スウェーデンの入管当局は4日、難民や移民の流入を抑制するための措置として、デンマークからの入国者に対して国境で身分証の検査を開始した。これを受け、デンマークも同日、ドイツとの国境で同様に入国審査を強化すると発表した。
スウェーデンは昨年、中東などから約16万3,000人の難民を受け入れ、人口当たりの難民受け入れ数が欧州で最多となっている。同国は伝統的に寛容な移民政策をとってきたが、ドイツからデンマーク経由で入国する難民らが後を絶たないため、流入を抑制するための措置に踏み切った。具体的にはデンマークとの国境で検問を行い、入国者にパスポートなど身分証の提示を求めて本人確認を行う。
一方、デンマークでも南部のドイツとの国境で身分証の検査を実施する。当面は10日間の時限措置だが、延長される可能性もある。

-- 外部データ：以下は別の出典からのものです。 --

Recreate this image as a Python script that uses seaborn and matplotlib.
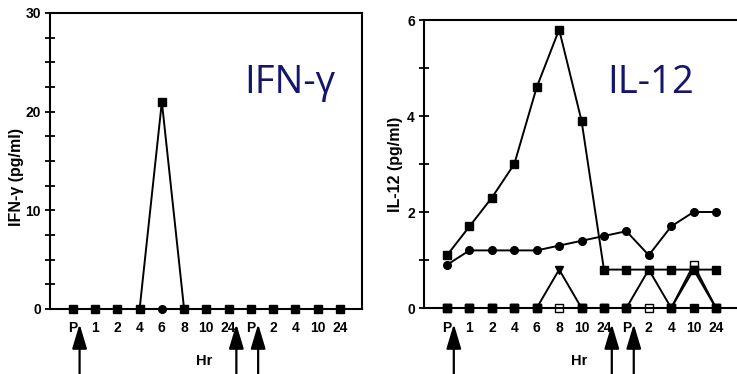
import matplotlib
matplotlib.use("Agg")
import matplotlib.pyplot as plt
import seaborn as sns
import numpy as np

# ---------------- data ----------------
hours = ["P", "1", "2", "4", "6", "8", "10", "24", "P", "2", "4", "10", "24"]

ifn_circles = [0, 0, 0, 0, 0, 0, 0, 0, 0, 0, 0, 0, 0]
ifn_squares = [0, 0, 0, 0, 21, 0, 0, 0, 0, 0, 0, 0, 0]

il12_squares = [1.1, 1.7, 2.3, 3.0, 4.6, 5.8, 3.9, 0.8, 0.8, 0.8, 0.8, 0.8, 0.8]
il12_circles = [0.9, 1.2, 1.2, 1.2, 1.2, 1.3, 1.4, 1.5, 1.6, 1.1, 1.7, 2.0, 2.0]
il12_triangles = [0, 0, 0, 0, 0, 0.8, 0, 0, 0, 0.8, 0, 0.8, 0]
il12_open = [0, 0, 0, 0, 0, 0, 0, 0, 0, 0, 0, 0.9, 0]
il12_zero = [0, 0, 0, 0, 0, np.nan, 0, 0, 0, np.nan, 0, 0, 0]

injections = [0.3, 7.35, 8.33]   # arrow positions between sampling points

# ---------------- style ----------------
sns.set_theme(style="ticks")
plt.rcParams["font.family"] = ["Liberation Sans", "DejaVu Sans"]
plt.rcParams["font.weight"] = "bold"
for k in ["text.color", "axes.labelcolor", "xtick.color", "ytick.color",
          "axes.edgecolor"]:
    plt.rcParams[k] = "black"

W, H = 737, 374
fig = plt.figure(figsize=(W / 100, H / 100), dpi=100)

axL = fig.add_axes([50 / W, 65 / H, 312 / W, 296 / H])
axR = fig.add_axes([424 / W, 66 / H, 318 / W, 288 / H])

pos = np.arange(len(hours))
LW = 1.4


def draw(ax, y, marker, ms, mfc="black", z=3):
    sns.lineplot(x=pos, y=y, ax=ax, color="black", lw=LW, marker=marker,
                 markersize=ms, markerfacecolor=mfc, markeredgecolor="black",
                 markeredgewidth=1.0, sort=False, clip_on=False, zorder=z)


# left panel
draw(axL, ifn_circles, "o", 5.5, z=3)
draw(axL, ifn_squares, "s", 6.2, z=4)

# right panel
draw(axR, il12_open, "s", 5.8, mfc="white", z=3)
draw(axR, il12_triangles, "v", 5.4, z=4)
draw(axR, il12_zero, "s", 6.4, z=5)
draw(axR, il12_circles, "o", 5.5, z=6)
draw(axR, il12_squares, "s", 6.2, z=7)

for ax, ymax, major, minor, xr, ylab, labxy in [
    (axL, 30, 10, 2.5, 13.0, "IFN-\u03b3 (pg/ml)", (-0.083, 0.446)),
    (axR, 6, 2, 1, 13.16, "IL-12 (pg/ml)", (-0.066, 0.497)),
]:
    ax.set_xlim(-1.03, xr)
    ax.set_ylim(0, ymax)
    ax.set_xticks(pos)
    ax.set_xticklabels(hours)
    ax.set_yticks(np.arange(0, ymax + 0.01, major))
    ax.set_yticks(np.arange(0, ymax + 0.01, minor), minor=True)
    ax.tick_params(axis="x", length=0, pad=9, labelsize=10)
    ax.tick_params(axis="y", which="both", direction="inout", length=7,
                   width=1.3, pad=3, labelsize=10)
    for lab in ax.get_xticklabels() + ax.get_yticklabels():
        lab.set_fontweight("bold")
    for s in ax.spines.values():
        s.set_visible(True)
        s.set_linewidth(1.5)
        s.set_color("black")
    ax.set_xlabel("")
    ax.set_ylabel(ylab, fontsize=11.5, fontweight="bold")
    ax.yaxis.set_label_coords(*labxy)
    ax.set_facecolor("white")

    # injection arrows below the axis
    for xa in injections:
        ax.annotate("", xy=(xa, 50), xycoords=("data", "figure pixels"),
                    xytext=(xa, 0), textcoords=("data", "figure pixels"),
                    arrowprops=dict(arrowstyle="-|>,head_length=1.0,head_width=0.3",
                                    mutation_scale=15, lw=1.6, color="black",
                                    shrinkA=0, shrinkB=0),
                    annotation_clip=False)
    ax.annotate("Hr", xy=(5.9, 13), xycoords=("data", "figure pixels"),
                ha="center", va="center", fontsize=10.5, fontweight="bold",
                annotation_clip=False)

# big titles
navy = "#15156e"
fig.text(290 / W, (H - 93) / H, "IFN-\u03b3", fontsize=27.5, color=navy,
         ha="center", va="baseline", family=["Open Sans", "DejaVu Sans"],
         fontweight="normal")
fig.text(651 / W, (H - 93) / H, "IL-12", fontsize=27.5, color=navy,
         ha="center", va="baseline", family=["Open Sans", "DejaVu Sans"],
         fontweight="normal")

fig.savefig("out.png", dpi=100, facecolor="white")
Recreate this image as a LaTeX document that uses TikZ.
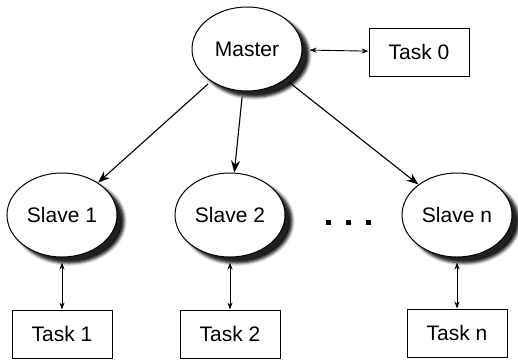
\documentclass[tikz,border=0pt]{standalone}
\usepackage{fontspec}
\setmainfont{Liberation Sans}
\usetikzlibrary{shapes.geometric,arrows.meta,shadows,shadows.blur}

\tikzset{
  nodo/.style={ellipse, draw, line width=1pt, fill=white, minimum width=110pt,
    minimum height=84pt, inner sep=0pt, font=\fontsize{21}{24}\selectfont,
    blur shadow={shadow xshift=7pt, shadow yshift=-6pt, shadow blur steps=5,
      shadow blur radius=3pt, shadow opacity=100},
    drop shadow={shadow xshift=4.5pt, shadow yshift=-4pt, fill=black!75}},
  compito/.style={draw, line width=0.9pt, minimum width=100pt, minimum height=48pt,
    inner sep=0pt, font=\fontsize{21}{24}\selectfont},
  freccia/.style={-{Stealth[length=12pt,width=9pt]}, line width=1.1pt},
  doppia/.style={{Stealth[length=7pt,width=5pt]}-{Stealth[length=7pt,width=5pt]}, line width=0.9pt},
}

\begin{document}
\begin{tikzpicture}[x=1pt,y=-1pt]
  \useasboundingbox (0,0) rectangle (518,360);

  % Master e task 0
  \node[nodo] (master) at (247,49) {Master};
  \node[compito] (task0) at (419,52) {Task 0};

  % Slave e task
  \node[nodo] (slave1) at (62,215) {Slave 1};
  \node[nodo] (slave2) at (230,215) {Slave 2};
  \node[nodo] (slaven) at (457,215) {Slave n};
  \node[compito] (task1) at (62,334) {Task 1};
  \node[compito] (task2) at (230,334) {Task 2};
  \node[compito] (taskn) at (457,333) {Task n};

  % Puntini
  \foreach \x in {328,348,368}
    \fill (\x-2.5,219.5) rectangle (\x+2.5,224.5);

  % Collegamenti
  \draw[freccia, shorten <=4pt] (master) -- (slave1);
  \draw[freccia, shorten <=6pt] (master) -- (slave2);
  \draw[freccia, shorten <=4pt] (master) -- (slaven);
  \draw[doppia, shorten <=7pt] (master) -- (task0);
  \foreach \i in {1,2,n}
    \draw[doppia, shorten <=5pt] (slave\i) -- (task\i);
\end{tikzpicture}
\end{document}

スウェーデンとデンマークは共にEU内での国境管理を廃止した「シェンゲン協定」に加盟しており、通常は身分証なしで自由に国境を通過することができる。入国審査が実施された4日には両国を結ぶ電車やバスに大幅な遅れが出たほか、パスポートを持たない旅行者が国境で足止めされるなどの混乱が生じた。